## GIVEN REQUEST
Omit all pictures, then retype the data exactly as given.

## RAW DATA
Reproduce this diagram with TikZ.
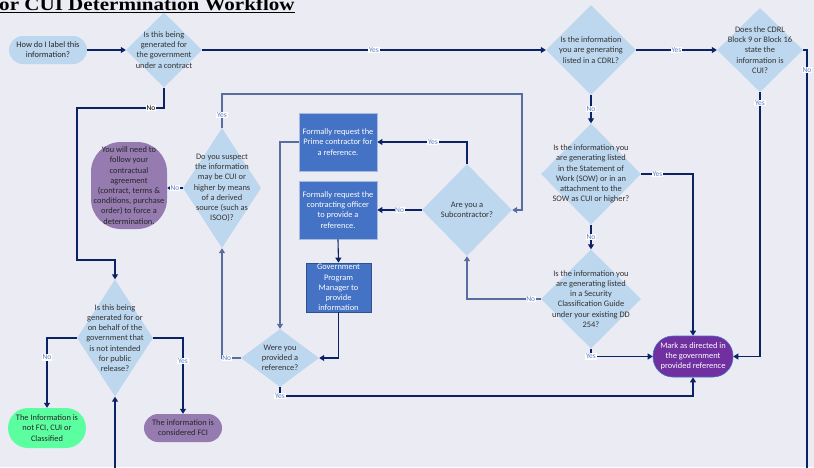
\documentclass[tikz,border=0pt]{standalone}
\usepackage{fontspec}
\setmainfont{Carlito}
\newfontfamily\titlefont{Liberation Serif}
\usepackage{tikz}
\usetikzlibrary{arrows.meta,shapes.geometric}
\definecolor{bgcol}{HTML}{EBEBF4}
\definecolor{qfill}{HTML}{BDD7EE}
\definecolor{qtextcol}{HTML}{333333}
\definecolor{boxfill}{HTML}{4472C4}
\definecolor{boxline}{HTML}{A9BADF}
\definecolor{boxdark}{HTML}{2F528F}
\definecolor{navy}{HTML}{0C2266}
\definecolor{slate}{HTML}{5A6DA0}
\definecolor{labcol}{HTML}{5B7FC9}
\definecolor{markfill}{HTML}{7030A0}
\definecolor{fcifill}{HTML}{957BB0}
\definecolor{okfill}{HTML}{5CFFA0}

\begin{document}
\begin{tikzpicture}[x=1pt,y=-1pt,
    every node/.style={font=\fontsize{8.4}{10.2}\selectfont, align=center},
    dia/.style={diamond, fill=qfill, inner sep=0pt},
    qtext/.style={text=qtextcol, inner sep=0pt},
    stepbox/.style={rectangle, fill=boxfill, draw=boxline, line width=0.8pt, text=white, inner sep=0pt},
    pill/.style={rectangle, rounded corners=#1, inner sep=0pt, text=black!85},
    link/.style={draw=navy, line width=1.1pt},
    arr/.style={link, -{Triangle[length=5pt,width=6pt]}},
    lab/.style={fill=white, text=labcol, inner sep=0.7pt, font=\fontsize{7.5}{7.5}\selectfont}]
        %%Background
        \path[use as bounding box, fill=bgcol] (0,0) rectangle (814,467);
        %%Title
        \node[anchor=base west, inner sep=0pt, xscale=1.17, transform shape, font=\titlefont\bfseries\fontsize{18}{18}\selectfont] (title) at (-1,10.5) {or CUI Determination Workflow};
        \draw[line width=1.3pt] ([yshift=-2.2pt]title.base west) -- ([yshift=-2.2pt]title.base east);
        %%Start
        \node[pill=14pt, fill=qfill, minimum width=78, minimum height=28] (start) at (48,50) {How do I label this\\information?};
        %%Questions
        \node[dia, minimum width=76, minimum height=75, label={[qtext]center:Is this being\\generated for\\the government\\under a contract}] (gov) at (164,50) {};
        \node[dia, minimum width=90, minimum height=90, label={[qtext]center:Is the information\\you are generating\\listed in a CDRL?}] (cdrl) at (591,50) {};
        \node[dia, minimum width=86, minimum height=84, label={[qtext]center:Does the CDRL\\Block 9 or Block 16\\state the\\information is\\CUI?}] (blk) at (760,50) {};
        \node[dia, minimum width=100, minimum height=101, label={[qtext]center:Is the information you\\are generating listed\\in the Statement of\\Work (SOW) or in an\\attachment to the\\SOW as CUI or higher?}] (sow) at (591,174) {};
        \node[dia, minimum width=100, minimum height=99, label={[qtext]center:Is the information you\\are generating listed\\in a Security\\Classification Guide\\under your existing DD\\254?}] (scg) at (591,299) {};
        \node[dia, minimum width=90, minimum height=92, label={[qtext]center:Are you a\\Subcontractor?}] (sub) at (467,210) {};
        \node[dia, minimum width=78, minimum height=120, label={[qtext]center:Do you suspect\\the information\\may be CUI or\\higher by means\\of a derived\\source (such as\\ISOO)?}] (deriv) at (222,188) {};
        \node[dia, minimum width=78, minimum height=58, label={[qtext]center:Were you\\provided a\\reference?}] (were) at (280,358) {};
        \node[dia, minimum width=76, minimum height=117, label={[qtext]center:Is this being\\generated for or\\on behalf of the\\government that\\is not intended\\for public\\release?}] (pub) at (115,338) {};
        %%Requests
        \node[stepbox, minimum width=78, minimum height=58] (box1) at (338,142) {Formally request the\\Prime contractor for\\a reference.};
        \node[stepbox, minimum width=78, minimum height=58] (box2) at (338,210) {Formally request the\\contracting officer\\to provide a\\reference.};
        \node[stepbox, draw=boxdark, minimum width=65, minimum height=49] (box3) at (338.5,287.5) {Government\\Program\\Manager to\\provide\\information};
        %%Outcomes
        \node[pill=20pt, fill=markfill, draw=boxfill, line width=0.6pt, text=white, minimum width=80, minimum height=41] (mark) at (693,356.5) {Mark as directed in\\the government\\provided reference};
        \node[pill=20pt, fill=okfill, minimum width=78, minimum height=40] (ok) at (47,428) {The Information is\\not FCI, CUI or\\Classified};
        \node[pill=14pt, fill=fcifill, minimum width=78, minimum height=28] (fci) at (183,428) {The information is\\considered FCI};
        \node[pill=30pt, fill=fcifill, minimum width=76, minimum height=87] (oval) at (129,185.5) {You will need to\\follow your\\contractual\\agreement\\(contract, terms \&\\conditions, purchase\\order) to force a\\determination.};
        %%Free ends
        \coordinate (offr) at (807,470);
        \coordinate (offb) at (115,470);
        \coordinate (nob) at (77,108);
        \coordinate (noc) at (77,260);
        \coordinate (loopc) at (522,94);
        \coordinate (yesrow) at (0,396);
        %%Connectors
        \draw[arr] (start.east) -- (gov.west);
        \draw[arr] (gov.east) -- (cdrl.west) node[lab, midway] {Yes};
        \draw[arr] (cdrl.east) -- (blk.west) node[lab, midway] {Yes};
        \draw[link] (blk.east) -| (offr) node[lab, pos=0.524] {No};
        \draw[arr] (blk.south) |- (mark.east) node[lab, pos=0.021] {Yes};
        \draw[arr] (cdrl.south) -- (sow.north) node[lab, midway] {No};
        \draw[arr] (sow.east) -| (mark.north) node[lab, pos=0.157] {Yes};
        \draw[arr] (sow.south) -- (scg.north) node[lab, midway] {No};
        \draw[arr] (scg.south) |- (mark.west) node[lab, pos=0.5] {Yes};
        \draw[arr, draw=slate] (scg.west) -| (sub.south) node[lab, pos=0.068] {No};
        \draw[arr] (sub.north) |- (box1.east) node[lab, pos=0.69] {Yes};
        \draw[arr] (sub.west) -- (box2.east) node[lab, midway] {No};
        \draw[arr] (box2.south) -- (box3.north);
        \draw[arr] (box3.south) |- (were.east);
        \draw[arr, draw=slate] (box1.west) -| (were.north);
        \draw[arr] (were.south) |- (mark.south |- yesrow) node[lab, pos=0.5] {Yes} -- (mark.south);
        \draw[arr, draw=slate] (were.west) -| (deriv.south) node[lab, pos=0.375] {No};
        \draw[arr, draw=slate] (deriv.north) |- (loopc) node[lab, pos=0.19] {Yes} |- (sub.east);
        \draw[arr] (deriv.west) -- (oval.east |- deriv.west) node[lab, midway] {No};
        \draw[arr] (gov.south) |- (nob) node[lab, text=black, pos=0.575] {No} -- (noc) -| (pub.north);
        \draw[arr] (pub.west) -| (ok.north) node[lab, pos=0.64] {No};
        \draw[arr] (pub.east) -| (fci.north) node[lab, pos=0.65] {Yes};
        \draw[arr] (offb) -- (pub.south);
    \end{tikzpicture}
\end{document}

## ANSWER FOR THIS EXERCISE
Reproduce this diagram with TikZ.
\documentclass[tikz,border=0pt]{standalone}
\usepackage{fontspec}
\setmainfont{Carlito}
\newfontfamily\titlefont{Liberation Serif}
\usepackage{tikz}
\usetikzlibrary{arrows.meta,shapes.geometric}
\definecolor{bgcol}{HTML}{EBEBF4}
\definecolor{qfill}{HTML}{BDD7EE}
\definecolor{qtextcol}{HTML}{333333}
\definecolor{boxfill}{HTML}{4472C4}
\definecolor{boxline}{HTML}{A9BADF}
\definecolor{boxdark}{HTML}{2F528F}
\definecolor{navy}{HTML}{0C2266}
\definecolor{slate}{HTML}{5A6DA0}
\definecolor{labcol}{HTML}{5B7FC9}
\definecolor{markfill}{HTML}{7030A0}
\definecolor{fcifill}{HTML}{957BB0}
\definecolor{okfill}{HTML}{5CFFA0}

\begin{document}
\begin{tikzpicture}[x=1pt,y=-1pt,
    every node/.style={font=\fontsize{8.4}{10.2}\selectfont, align=center},
    dia/.style={diamond, fill=qfill, inner sep=0pt},
    qtext/.style={text=qtextcol, inner sep=0pt},
    stepbox/.style={rectangle, fill=boxfill, draw=boxline, line width=0.8pt, text=white, inner sep=0pt},
    pill/.style={rectangle, rounded corners=#1, inner sep=0pt, text=black!85},
    link/.style={draw=navy, line width=1.1pt},
    arr/.style={link, -{Triangle[length=5pt,width=6pt]}},
    lab/.style={fill=white, text=labcol, inner sep=0.7pt, font=\fontsize{7.5}{7.5}\selectfont}]
        %%Background
        \path[use as bounding box, fill=bgcol] (0,0) rectangle (814,467);
        %%Title
        \node[anchor=base west, inner sep=0pt, xscale=1.17, transform shape, font=\titlefont\bfseries\fontsize{18}{18}\selectfont] (title) at (-1,10.5) {or CUI Determination Workflow};
        \draw[line width=1.3pt] ([yshift=-2.2pt]title.base west) -- ([yshift=-2.2pt]title.base east);
        %%Start
        \node[pill=14pt, fill=qfill, minimum width=78, minimum height=28] (start) at (48,50) {How do I label this\\information?};
        %%Questions
        \node[dia, minimum width=76, minimum height=75, label={[qtext]center:Is this being\\generated for\\the government\\under a contract}] (gov) at (164,50) {};
        \node[dia, minimum width=90, minimum height=90, label={[qtext]center:Is the information\\you are generating\\listed in a CDRL?}] (cdrl) at (591,50) {};
        \node[dia, minimum width=86, minimum height=84, label={[qtext]center:Does the CDRL\\Block 9 or Block 16\\state the\\information is\\CUI?}] (blk) at (760,50) {};
        \node[dia, minimum width=100, minimum height=101, label={[qtext]center:Is the information you\\are generating listed\\in the Statement of\\Work (SOW) or in an\\attachment to the\\SOW as CUI or higher?}] (sow) at (591,174) {};
        \node[dia, minimum width=100, minimum height=99, label={[qtext]center:Is the information you\\are generating listed\\in a Security\\Classification Guide\\under your existing DD\\254?}] (scg) at (591,299) {};
        \node[dia, minimum width=90, minimum height=92, label={[qtext]center:Are you a\\Subcontractor?}] (sub) at (467,210) {};
        \node[dia, minimum width=78, minimum height=120, label={[qtext]center:Do you suspect\\the information\\may be CUI or\\higher by means\\of a derived\\source (such as\\ISOO)?}] (deriv) at (222,188) {};
        \node[dia, minimum width=78, minimum height=58, label={[qtext]center:Were you\\provided a\\reference?}] (were) at (280,358) {};
        \node[dia, minimum width=76, minimum height=117, label={[qtext]center:Is this being\\generated for or\\on behalf of the\\government that\\is not intended\\for public\\release?}] (pub) at (115,338) {};
        %%Requests
        \node[stepbox, minimum width=78, minimum height=58] (box1) at (338,142) {Formally request the\\Prime contractor for\\a reference.};
        \node[stepbox, minimum width=78, minimum height=58] (box2) at (338,210) {Formally request the\\contracting officer\\to provide a\\reference.};
        \node[stepbox, draw=boxdark, minimum width=65, minimum height=49] (box3) at (338.5,287.5) {Government\\Program\\Manager to\\provide\\information};
        %%Outcomes
        \node[pill=20pt, fill=markfill, draw=boxfill, line width=0.6pt, text=white, minimum width=80, minimum height=41] (mark) at (693,356.5) {Mark as directed in\\the government\\provided reference};
        \node[pill=20pt, fill=okfill, minimum width=78, minimum height=40] (ok) at (47,428) {The Information is\\not FCI, CUI or\\Classified};
        \node[pill=14pt, fill=fcifill, minimum width=78, minimum height=28] (fci) at (183,428) {The information is\\considered FCI};
        \node[pill=30pt, fill=fcifill, minimum width=76, minimum height=87] (oval) at (129,185.5) {You will need to\\follow your\\contractual\\agreement\\(contract, terms \&\\conditions, purchase\\order) to force a\\determination.};
        %%Free ends
        \coordinate (offr) at (807,470);
        \coordinate (offb) at (115,470);
        \coordinate (nob) at (77,108);
        \coordinate (noc) at (77,260);
        \coordinate (loopc) at (522,94);
        \coordinate (yesrow) at (0,396);
        %%Connectors
        \draw[arr] (start.east) -- (gov.west);
        \draw[arr] (gov.east) -- (cdrl.west) node[lab, midway] {Yes};
        \draw[arr] (cdrl.east) -- (blk.west) node[lab, midway] {Yes};
        \draw[link] (blk.east) -| (offr) node[lab, pos=0.524] {No};
        \draw[arr] (blk.south) |- (mark.east) node[lab, pos=0.021] {Yes};
        \draw[arr] (cdrl.south) -- (sow.north) node[lab, midway] {No};
        \draw[arr] (sow.east) -| (mark.north) node[lab, pos=0.157] {Yes};
        \draw[arr] (sow.south) -- (scg.north) node[lab, midway] {No};
        \draw[arr] (scg.south) |- (mark.west) node[lab, pos=0.5] {Yes};
        \draw[arr, draw=slate] (scg.west) -| (sub.south) node[lab, pos=0.068] {No};
        \draw[arr] (sub.north) |- (box1.east) node[lab, pos=0.69] {Yes};
        \draw[arr] (sub.west) -- (box2.east) node[lab, midway] {No};
        \draw[arr] (box2.south) -- (box3.north);
        \draw[arr] (box3.south) |- (were.east);
        \draw[arr, draw=slate] (box1.west) -| (were.north);
        \draw[arr] (were.south) |- (mark.south |- yesrow) node[lab, pos=0.5] {Yes} -- (mark.south);
        \draw[arr, draw=slate] (were.west) -| (deriv.south) node[lab, pos=0.375] {No};
        \draw[arr, draw=slate] (deriv.north) |- (loopc) node[lab, pos=0.19] {Yes} |- (sub.east);
        \draw[arr] (deriv.west) -- (oval.east |- deriv.west) node[lab, midway] {No};
        \draw[arr] (gov.south) |- (nob) node[lab, text=black, pos=0.575] {No} -- (noc) -| (pub.north);
        \draw[arr] (pub.west) -| (ok.north) node[lab, pos=0.64] {No};
        \draw[arr] (pub.east) -| (fci.north) node[lab, pos=0.65] {Yes};
        \draw[arr] (offb) -- (pub.south);
    \end{tikzpicture}
\end{document}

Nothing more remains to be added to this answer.